When I’m busy, very busy, I have prodigiously intense powers of concentration. When I’ve got a ton to do, you could march a snow-white elephant in front of my desk
followed by 20 or 40 ululating women, and chances are I’d hardly lift an
eye-brow.
Being able to
concentrate in such a manner gets people miffed at me some times. I skip meetings.
Don’t respond to questions and work till the wick is low. Annoying as it may
be, it’s always worked for me. Even if I were capable of changing my behavior,
I’m not sure I would.
I was in one of these
concentrative-stupors the other afternoon. I had a boatload of copy to write,
no discernible brief, and a client meeting less than a day away. It was a lot
of stuff and even the agency’s “culture,” (people playing bad music loudly)
couldn’t keep me from my appointed
rounds.
Then, perhaps a bit like Poe’s Raven, I felt my phone vibrate. I ignored
it. It vibrated again. After a third or fourth vibration I could ignore it no longer. I picked it up and
fairly barked at whoever was disturbing me.
“What,” I George’d.
“Hey, it’s Rob. I need some help.”
Rob and I go way back. Though I was more than a trifle annoyed, I was
ready to lend a hand.
“George, I just read an article in Ad Age and I think I need you.”
“I’m all yours, friend. You’ve bailed me out enough.”
“So in this article, it said that ‘content strategy has to be at the
heart of your digital transformation.’ At the heart of my digital transformation.”
“Yeah,” I nodded, half returning to my typing. “I might have read the
same thing.”
“Here’s the problem. Shit, I don’t know what to do.”
“Well, listen,” I answered. “Getting panicked isn’t going to help.”
“I just went looking for my content strategy and you’ll never guess how
I fucked up. I put my content strategy at the pancreas of my digital transformation.”

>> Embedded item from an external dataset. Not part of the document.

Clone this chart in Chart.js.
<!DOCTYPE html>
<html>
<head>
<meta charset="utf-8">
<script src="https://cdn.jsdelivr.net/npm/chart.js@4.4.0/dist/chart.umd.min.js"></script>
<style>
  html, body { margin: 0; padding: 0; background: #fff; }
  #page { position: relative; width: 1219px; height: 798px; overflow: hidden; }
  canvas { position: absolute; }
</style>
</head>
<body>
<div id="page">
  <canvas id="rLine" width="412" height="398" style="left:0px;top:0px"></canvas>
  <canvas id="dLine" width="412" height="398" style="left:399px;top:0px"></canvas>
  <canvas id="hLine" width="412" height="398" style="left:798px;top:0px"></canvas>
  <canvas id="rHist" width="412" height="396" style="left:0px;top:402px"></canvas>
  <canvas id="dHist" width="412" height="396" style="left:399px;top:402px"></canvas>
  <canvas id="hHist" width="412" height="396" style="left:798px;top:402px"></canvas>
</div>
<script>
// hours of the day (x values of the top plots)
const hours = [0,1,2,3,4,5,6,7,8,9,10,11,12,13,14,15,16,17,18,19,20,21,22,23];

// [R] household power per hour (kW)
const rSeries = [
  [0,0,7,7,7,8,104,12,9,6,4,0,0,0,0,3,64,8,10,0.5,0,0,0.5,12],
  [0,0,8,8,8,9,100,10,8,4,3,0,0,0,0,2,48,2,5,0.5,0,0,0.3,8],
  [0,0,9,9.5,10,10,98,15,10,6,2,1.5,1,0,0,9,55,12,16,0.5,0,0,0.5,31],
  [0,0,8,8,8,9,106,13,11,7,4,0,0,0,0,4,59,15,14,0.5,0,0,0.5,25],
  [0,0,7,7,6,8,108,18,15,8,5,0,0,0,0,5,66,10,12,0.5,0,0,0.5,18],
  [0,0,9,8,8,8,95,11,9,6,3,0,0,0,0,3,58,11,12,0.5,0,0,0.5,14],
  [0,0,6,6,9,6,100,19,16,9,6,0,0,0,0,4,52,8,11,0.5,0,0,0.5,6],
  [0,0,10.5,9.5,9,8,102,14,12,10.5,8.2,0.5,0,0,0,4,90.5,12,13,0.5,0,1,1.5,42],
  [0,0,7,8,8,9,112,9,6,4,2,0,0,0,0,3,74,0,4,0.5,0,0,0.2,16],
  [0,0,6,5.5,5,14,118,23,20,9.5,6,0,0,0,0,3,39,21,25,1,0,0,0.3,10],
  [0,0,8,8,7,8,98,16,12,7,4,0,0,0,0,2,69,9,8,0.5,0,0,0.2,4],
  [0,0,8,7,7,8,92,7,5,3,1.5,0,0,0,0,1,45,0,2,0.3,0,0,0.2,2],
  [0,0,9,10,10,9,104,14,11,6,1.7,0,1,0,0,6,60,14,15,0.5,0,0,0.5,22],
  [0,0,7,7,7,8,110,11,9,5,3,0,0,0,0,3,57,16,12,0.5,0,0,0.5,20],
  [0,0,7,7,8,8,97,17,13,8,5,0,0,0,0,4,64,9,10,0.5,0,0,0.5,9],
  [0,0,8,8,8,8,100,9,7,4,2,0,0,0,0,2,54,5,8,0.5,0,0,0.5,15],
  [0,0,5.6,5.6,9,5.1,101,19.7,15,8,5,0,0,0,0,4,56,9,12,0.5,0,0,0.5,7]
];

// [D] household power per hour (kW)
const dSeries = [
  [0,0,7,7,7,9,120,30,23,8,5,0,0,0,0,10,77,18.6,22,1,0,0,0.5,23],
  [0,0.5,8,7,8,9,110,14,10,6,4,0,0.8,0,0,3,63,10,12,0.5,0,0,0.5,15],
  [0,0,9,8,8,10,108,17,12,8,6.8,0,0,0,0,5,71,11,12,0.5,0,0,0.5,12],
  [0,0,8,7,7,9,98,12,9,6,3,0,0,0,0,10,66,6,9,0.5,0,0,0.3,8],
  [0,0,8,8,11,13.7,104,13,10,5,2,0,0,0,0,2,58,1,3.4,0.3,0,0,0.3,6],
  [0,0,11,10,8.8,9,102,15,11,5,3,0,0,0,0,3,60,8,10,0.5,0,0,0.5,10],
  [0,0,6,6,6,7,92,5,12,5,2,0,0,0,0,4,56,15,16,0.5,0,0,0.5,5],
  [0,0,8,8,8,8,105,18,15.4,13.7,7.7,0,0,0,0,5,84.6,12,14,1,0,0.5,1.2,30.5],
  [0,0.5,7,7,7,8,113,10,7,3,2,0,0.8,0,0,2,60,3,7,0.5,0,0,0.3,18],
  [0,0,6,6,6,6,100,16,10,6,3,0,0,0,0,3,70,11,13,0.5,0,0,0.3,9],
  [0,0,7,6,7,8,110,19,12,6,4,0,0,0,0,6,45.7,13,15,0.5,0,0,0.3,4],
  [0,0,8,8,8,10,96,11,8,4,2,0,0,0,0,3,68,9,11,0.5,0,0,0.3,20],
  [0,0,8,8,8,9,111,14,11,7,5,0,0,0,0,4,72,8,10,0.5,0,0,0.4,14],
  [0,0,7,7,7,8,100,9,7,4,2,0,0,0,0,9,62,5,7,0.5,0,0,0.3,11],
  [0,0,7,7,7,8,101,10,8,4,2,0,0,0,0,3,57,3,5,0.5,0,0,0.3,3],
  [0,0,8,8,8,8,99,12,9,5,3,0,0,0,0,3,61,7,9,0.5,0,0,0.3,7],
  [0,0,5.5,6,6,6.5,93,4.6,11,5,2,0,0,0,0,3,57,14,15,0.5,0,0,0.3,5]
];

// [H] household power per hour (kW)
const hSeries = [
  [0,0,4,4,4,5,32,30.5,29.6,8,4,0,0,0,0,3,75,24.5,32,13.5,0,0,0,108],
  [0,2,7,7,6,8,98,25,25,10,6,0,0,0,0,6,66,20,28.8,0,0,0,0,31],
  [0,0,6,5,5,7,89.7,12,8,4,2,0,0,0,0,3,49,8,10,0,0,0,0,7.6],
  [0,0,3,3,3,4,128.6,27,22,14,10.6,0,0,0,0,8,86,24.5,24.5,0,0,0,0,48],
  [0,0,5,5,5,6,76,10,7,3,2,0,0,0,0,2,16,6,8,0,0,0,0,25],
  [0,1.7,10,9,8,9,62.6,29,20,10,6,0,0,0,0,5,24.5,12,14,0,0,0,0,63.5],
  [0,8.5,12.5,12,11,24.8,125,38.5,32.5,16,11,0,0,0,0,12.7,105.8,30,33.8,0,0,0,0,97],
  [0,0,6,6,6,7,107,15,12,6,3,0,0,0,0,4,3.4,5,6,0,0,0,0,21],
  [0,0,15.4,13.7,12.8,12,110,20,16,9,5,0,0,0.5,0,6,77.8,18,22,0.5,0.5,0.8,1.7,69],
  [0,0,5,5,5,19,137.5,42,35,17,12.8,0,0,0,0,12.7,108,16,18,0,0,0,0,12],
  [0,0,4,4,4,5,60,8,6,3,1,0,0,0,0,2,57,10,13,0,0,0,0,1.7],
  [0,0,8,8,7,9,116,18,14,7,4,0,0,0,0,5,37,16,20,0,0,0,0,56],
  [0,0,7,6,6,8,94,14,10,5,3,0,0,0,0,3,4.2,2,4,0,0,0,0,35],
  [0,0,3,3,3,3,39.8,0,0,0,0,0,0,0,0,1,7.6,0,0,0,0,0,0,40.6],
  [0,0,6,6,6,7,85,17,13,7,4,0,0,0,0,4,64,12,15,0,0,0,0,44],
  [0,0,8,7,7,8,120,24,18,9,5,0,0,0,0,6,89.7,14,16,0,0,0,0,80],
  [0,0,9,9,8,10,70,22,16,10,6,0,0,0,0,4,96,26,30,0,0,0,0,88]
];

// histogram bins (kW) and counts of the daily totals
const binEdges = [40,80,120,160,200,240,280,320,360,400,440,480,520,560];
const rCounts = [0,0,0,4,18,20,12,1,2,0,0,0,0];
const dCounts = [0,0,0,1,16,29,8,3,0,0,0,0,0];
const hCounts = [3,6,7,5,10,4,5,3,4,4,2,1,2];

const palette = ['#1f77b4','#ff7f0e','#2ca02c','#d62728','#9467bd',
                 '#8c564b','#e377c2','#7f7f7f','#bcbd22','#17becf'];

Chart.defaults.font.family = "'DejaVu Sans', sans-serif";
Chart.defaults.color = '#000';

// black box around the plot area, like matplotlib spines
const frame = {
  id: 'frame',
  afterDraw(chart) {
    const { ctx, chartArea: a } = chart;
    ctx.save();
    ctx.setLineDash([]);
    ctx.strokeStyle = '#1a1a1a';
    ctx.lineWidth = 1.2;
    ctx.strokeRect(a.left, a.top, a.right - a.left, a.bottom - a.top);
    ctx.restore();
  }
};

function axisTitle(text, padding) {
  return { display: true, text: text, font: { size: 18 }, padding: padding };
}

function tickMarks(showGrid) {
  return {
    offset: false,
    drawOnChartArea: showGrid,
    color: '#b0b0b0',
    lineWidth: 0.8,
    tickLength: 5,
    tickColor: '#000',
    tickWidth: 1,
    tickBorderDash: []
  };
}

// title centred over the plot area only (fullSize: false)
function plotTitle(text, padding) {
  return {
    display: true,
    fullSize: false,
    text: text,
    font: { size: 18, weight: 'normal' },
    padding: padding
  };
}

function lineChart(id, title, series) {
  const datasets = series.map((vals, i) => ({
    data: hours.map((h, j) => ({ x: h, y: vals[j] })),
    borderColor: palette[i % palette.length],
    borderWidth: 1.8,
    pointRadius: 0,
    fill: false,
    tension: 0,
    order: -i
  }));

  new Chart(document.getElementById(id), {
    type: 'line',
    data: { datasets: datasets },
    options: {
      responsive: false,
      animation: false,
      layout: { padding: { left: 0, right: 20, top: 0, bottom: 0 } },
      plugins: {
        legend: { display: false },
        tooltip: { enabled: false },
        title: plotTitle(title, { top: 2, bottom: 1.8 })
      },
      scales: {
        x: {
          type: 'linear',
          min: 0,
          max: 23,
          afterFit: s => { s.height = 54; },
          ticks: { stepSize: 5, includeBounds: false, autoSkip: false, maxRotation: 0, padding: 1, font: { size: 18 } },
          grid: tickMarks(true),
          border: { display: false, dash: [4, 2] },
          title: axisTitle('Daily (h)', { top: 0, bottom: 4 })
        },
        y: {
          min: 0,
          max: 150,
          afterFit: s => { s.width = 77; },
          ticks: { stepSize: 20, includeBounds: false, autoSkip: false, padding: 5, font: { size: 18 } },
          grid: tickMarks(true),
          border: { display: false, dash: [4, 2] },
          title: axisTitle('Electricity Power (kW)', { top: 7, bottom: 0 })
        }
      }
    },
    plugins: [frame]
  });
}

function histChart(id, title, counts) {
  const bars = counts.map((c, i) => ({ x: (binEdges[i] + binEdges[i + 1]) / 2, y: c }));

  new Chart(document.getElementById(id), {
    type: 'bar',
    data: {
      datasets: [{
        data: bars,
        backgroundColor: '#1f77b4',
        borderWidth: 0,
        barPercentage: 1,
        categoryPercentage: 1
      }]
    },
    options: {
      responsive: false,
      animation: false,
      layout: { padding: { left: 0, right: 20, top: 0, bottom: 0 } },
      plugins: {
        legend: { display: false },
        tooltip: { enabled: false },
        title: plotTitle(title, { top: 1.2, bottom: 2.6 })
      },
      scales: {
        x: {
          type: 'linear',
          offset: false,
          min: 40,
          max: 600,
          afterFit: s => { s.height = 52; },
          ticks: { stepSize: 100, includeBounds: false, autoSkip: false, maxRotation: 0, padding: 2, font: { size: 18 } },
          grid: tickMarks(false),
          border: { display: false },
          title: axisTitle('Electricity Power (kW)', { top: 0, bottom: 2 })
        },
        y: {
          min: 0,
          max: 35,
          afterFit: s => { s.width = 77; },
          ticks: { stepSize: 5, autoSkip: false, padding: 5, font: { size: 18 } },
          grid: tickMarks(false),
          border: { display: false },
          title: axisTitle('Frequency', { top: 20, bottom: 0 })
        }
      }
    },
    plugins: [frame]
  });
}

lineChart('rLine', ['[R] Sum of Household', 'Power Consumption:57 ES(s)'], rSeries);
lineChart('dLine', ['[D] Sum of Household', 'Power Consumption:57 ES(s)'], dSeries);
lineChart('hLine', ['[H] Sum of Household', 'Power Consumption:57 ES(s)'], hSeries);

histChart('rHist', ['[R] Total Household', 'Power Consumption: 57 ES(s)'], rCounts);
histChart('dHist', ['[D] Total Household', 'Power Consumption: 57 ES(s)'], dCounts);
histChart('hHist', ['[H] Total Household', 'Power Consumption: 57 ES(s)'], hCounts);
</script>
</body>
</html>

“The pancreas? That is serious. The pancreas is nowhere near the heart. If
you’re doing digital transformation, what’s your content strategy doing
way down there?”
“It must have slipped. I wanted my content strategy at the heart of my digital transformation. But next
thing I know…”
“Pancreas.”
“Dude. I’m 56 years old.
They could fire my ass for this. Remember McNally?”
I didn’t.
“He placed his content
strategy down at the duodenum of his digital transformation. He was out on his
keister the next day.”
“Poor McNally,” I lied. “But
look on the bright side. The placing your content strategy at the pancreas of
your digital transformation is much closer than placing your content strategy
at the duodenum of your digital transformation.”
“Your solicitude is not
helping matters any,” Rob barked.
“Rob, Rob…”
He slammed down the
phone.
A ringing reverberated through my nose the rest of the day.
A ringing reverberated through my nose the rest of the day.